The use of a typical drip chamber 11 of the present invention as part of an infusion set is illustrated in FIGS. 6a, 6b and 6c. In these drawings there is schematically illustrated an infusion set comprising a bag, bottle or other container 28 for the blood, saline solution or other infusion liquid, a catheter or needle 29, and flexible connectors 27 coupling the liquid container, the drip chamber, and the administering needle or catheter. Preferably, the infusion set additionally includes a valve 31 for regulating the flow of the liquid infused consistent with the desired drip rate determined by periodic inspection of the feed of droplets through the drip chamber. Any conventional stopcock may be used as such valve means; preferably, however, infusion sets incorporating the novel drip chamber hereof additionally include stopcocks of the type described in my application Ser. No. 714,644 filed Mar. 20, 1968, entitled "Stop Cock", now abandoned and the continuation-in-part thereof, Ser. No. 48,807 filed June 8, 1970, now Pat. No. 3,678,960 granted on July 25, 1972.

The drip chamber hereof may be advantageously employed in the novel infusion set described in my copending application Ser. No. 132,516 filed Apr. 8, 1971 entitled "Non-Gravitational Infusion Set". The rugged construction of the drip chamber of this invention and the fact that such prevents air leakage through the administering needle or cannula irrespective of the orientation thereof makes it particularly useful in the infusion set described in the said application, which set is particularly useful for battlefield or like application in which it may be subjected to adverse conditions.

In FIGS. 6a, and 6b and 6c the drip chamber 11 is diagrammatically shown in three varying orientations to illustrate the liquid seal formed therein during use which prevents the escape of air bubbles from the chamber irrespective of the orientation thereof. Since the outlet tube 21 of the chamber extends into the inlet section of the chamber housing and such section possesses a smaller volume than the outlet section 14 thereof, more than half of the chamber volume is filled with liquid before any can overflow through the outlet port and through the connector 27 to the administering needle or catheter 29. The liquid levels 23a, 23b or 23c illustrated in the respective views are thus above the level of the outlet port 22, irrespective of the orientation of the drip chamber. In this manner the desired liquid seal is maintained and air bubbles cannot escape from the inlet section 13 of the drip chamber through the connecting tube to the administering needle or other device.

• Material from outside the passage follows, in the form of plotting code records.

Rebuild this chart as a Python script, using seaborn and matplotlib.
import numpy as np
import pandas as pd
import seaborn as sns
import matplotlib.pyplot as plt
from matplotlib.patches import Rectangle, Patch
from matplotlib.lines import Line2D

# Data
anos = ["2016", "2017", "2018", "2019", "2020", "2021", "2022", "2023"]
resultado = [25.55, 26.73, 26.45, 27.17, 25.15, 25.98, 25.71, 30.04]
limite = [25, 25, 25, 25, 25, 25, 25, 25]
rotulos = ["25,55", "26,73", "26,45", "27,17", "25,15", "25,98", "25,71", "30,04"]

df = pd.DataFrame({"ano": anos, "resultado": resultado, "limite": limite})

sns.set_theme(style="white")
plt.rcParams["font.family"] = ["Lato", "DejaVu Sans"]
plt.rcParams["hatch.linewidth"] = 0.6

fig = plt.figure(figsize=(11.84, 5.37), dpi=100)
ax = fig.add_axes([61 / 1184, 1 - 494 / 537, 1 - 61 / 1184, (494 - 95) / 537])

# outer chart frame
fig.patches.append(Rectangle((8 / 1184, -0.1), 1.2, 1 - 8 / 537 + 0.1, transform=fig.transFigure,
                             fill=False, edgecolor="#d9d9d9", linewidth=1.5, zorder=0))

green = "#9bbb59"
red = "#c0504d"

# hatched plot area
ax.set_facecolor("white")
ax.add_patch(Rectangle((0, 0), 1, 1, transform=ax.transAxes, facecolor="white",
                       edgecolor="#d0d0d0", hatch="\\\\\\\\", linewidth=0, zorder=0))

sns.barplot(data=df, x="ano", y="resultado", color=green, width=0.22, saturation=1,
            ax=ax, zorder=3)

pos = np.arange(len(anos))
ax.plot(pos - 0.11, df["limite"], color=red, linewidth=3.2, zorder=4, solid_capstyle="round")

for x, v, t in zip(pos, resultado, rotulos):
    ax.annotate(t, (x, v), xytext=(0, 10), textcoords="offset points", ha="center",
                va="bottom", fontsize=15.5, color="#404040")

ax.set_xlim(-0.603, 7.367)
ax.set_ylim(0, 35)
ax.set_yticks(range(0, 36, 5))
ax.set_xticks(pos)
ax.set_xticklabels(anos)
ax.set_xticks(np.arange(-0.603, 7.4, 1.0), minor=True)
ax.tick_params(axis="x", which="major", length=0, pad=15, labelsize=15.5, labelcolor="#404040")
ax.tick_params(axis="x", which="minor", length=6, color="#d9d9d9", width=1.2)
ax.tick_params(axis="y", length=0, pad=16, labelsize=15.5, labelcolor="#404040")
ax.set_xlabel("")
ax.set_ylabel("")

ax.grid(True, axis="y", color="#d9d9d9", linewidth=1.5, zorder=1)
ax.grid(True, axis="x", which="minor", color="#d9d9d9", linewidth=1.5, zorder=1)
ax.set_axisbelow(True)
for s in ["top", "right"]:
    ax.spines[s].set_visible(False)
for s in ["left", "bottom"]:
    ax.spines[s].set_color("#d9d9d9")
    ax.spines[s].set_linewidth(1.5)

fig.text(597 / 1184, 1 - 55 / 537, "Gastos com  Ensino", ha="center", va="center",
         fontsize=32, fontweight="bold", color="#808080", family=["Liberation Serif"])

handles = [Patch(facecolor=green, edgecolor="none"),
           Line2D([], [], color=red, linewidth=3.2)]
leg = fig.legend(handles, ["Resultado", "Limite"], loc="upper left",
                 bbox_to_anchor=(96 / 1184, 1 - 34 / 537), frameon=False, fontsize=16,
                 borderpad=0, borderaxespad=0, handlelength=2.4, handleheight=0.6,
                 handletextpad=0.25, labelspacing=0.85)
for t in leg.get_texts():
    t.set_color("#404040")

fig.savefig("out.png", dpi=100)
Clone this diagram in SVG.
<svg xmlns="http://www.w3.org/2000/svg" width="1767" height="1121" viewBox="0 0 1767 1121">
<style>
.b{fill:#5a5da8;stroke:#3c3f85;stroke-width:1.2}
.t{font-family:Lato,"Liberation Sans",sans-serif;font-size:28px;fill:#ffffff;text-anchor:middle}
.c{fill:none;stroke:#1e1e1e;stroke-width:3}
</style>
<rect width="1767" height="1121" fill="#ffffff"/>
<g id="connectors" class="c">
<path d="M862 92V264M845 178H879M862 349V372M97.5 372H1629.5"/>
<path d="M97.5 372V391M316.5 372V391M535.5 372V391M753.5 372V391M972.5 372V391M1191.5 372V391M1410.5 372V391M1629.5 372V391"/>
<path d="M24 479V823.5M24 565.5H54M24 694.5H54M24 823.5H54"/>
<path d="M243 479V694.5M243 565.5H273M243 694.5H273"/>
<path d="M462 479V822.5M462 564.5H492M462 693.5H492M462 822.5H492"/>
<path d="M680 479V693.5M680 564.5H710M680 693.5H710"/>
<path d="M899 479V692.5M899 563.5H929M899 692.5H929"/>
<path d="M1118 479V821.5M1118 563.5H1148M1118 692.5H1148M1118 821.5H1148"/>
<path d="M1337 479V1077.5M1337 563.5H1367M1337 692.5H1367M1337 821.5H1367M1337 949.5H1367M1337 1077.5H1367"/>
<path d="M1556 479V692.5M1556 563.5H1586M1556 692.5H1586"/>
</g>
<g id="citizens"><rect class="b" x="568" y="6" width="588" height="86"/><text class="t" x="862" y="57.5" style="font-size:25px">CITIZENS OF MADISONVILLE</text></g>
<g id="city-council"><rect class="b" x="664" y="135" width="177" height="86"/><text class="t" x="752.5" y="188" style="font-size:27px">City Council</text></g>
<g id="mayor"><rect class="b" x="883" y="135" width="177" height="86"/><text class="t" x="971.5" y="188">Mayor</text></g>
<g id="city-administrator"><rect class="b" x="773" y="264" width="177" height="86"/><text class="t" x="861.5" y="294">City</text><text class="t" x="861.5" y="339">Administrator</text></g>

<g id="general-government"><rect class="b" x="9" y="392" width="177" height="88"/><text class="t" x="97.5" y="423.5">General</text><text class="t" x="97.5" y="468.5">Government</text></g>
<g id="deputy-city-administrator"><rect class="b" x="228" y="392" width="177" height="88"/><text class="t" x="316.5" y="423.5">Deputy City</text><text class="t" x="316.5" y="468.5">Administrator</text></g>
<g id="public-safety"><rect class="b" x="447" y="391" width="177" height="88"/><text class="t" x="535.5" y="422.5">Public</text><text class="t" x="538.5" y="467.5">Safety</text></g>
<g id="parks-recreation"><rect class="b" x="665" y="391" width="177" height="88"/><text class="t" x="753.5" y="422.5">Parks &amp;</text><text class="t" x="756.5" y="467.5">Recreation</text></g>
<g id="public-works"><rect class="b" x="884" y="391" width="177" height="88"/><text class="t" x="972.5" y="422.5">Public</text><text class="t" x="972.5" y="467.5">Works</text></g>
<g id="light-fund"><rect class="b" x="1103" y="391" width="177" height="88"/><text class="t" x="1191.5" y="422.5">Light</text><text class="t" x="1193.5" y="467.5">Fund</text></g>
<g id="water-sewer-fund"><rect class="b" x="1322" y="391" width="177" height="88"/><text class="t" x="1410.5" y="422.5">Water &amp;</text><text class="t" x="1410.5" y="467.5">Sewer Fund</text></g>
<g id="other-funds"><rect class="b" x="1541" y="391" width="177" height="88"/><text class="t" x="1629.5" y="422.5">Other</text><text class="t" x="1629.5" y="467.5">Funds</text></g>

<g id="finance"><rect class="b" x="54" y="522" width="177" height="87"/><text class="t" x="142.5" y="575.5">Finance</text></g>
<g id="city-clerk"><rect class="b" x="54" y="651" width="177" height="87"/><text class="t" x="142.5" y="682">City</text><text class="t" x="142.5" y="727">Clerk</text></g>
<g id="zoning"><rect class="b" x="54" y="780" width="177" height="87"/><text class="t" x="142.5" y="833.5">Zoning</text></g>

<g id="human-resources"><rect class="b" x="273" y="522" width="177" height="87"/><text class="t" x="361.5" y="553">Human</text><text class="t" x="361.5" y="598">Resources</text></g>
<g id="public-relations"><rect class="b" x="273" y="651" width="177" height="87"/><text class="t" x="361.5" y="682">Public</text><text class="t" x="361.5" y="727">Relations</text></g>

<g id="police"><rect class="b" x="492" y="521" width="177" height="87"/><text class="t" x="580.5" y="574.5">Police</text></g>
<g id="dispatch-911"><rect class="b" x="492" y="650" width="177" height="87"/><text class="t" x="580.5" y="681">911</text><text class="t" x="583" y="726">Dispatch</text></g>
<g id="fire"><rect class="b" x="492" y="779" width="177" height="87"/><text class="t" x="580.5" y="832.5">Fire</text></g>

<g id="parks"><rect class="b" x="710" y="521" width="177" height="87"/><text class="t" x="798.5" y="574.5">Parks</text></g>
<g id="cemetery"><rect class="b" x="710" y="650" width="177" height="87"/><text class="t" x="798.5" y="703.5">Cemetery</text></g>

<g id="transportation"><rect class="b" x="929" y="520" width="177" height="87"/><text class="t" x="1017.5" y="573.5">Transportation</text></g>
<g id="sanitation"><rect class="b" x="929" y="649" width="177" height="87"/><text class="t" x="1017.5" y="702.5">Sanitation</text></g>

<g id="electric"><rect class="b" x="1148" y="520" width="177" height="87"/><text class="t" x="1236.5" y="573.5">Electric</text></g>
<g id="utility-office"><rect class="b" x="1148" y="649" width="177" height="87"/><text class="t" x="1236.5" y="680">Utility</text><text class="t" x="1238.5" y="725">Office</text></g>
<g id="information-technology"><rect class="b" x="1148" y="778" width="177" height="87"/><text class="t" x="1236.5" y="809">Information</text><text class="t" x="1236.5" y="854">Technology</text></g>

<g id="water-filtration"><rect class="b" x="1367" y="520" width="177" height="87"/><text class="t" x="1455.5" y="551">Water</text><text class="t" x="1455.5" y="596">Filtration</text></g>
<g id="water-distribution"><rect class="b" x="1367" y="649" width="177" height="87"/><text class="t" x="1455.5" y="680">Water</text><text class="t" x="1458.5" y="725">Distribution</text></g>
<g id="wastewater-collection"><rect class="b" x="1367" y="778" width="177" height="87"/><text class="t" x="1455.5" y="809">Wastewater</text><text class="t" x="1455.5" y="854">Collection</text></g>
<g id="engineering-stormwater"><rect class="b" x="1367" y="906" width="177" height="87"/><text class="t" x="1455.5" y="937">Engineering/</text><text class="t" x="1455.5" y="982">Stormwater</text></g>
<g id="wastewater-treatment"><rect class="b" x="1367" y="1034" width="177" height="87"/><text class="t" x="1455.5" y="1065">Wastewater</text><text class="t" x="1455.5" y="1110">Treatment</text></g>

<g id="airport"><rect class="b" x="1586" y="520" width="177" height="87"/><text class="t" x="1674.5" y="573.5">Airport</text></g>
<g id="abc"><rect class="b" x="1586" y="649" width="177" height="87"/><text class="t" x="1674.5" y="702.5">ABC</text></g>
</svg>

It may be seen from the foregoing description that the present invention provides a novel drip chamber for determining the flow of a liquid to be administered to a patient by means of an infusion set incorporating the same. Such drip chamber is both simple and rugged in design and construction and may, therefore, be utilized in a wide variety of applications. Moreover, the drip chamber design is such as to prevent the escape of air bubbles from the drip chamber and into the administering needle or catheter, irrespective of the accidental or intentional disorientation of the drip chamber from the vertical. It will be understood that other modifications of the preferred embodiments of the drip chamber described hereinabove may be made without departing from the scope of the present invention. The preceding description should, therefore, be construed as illustrative and not in a limiting sense.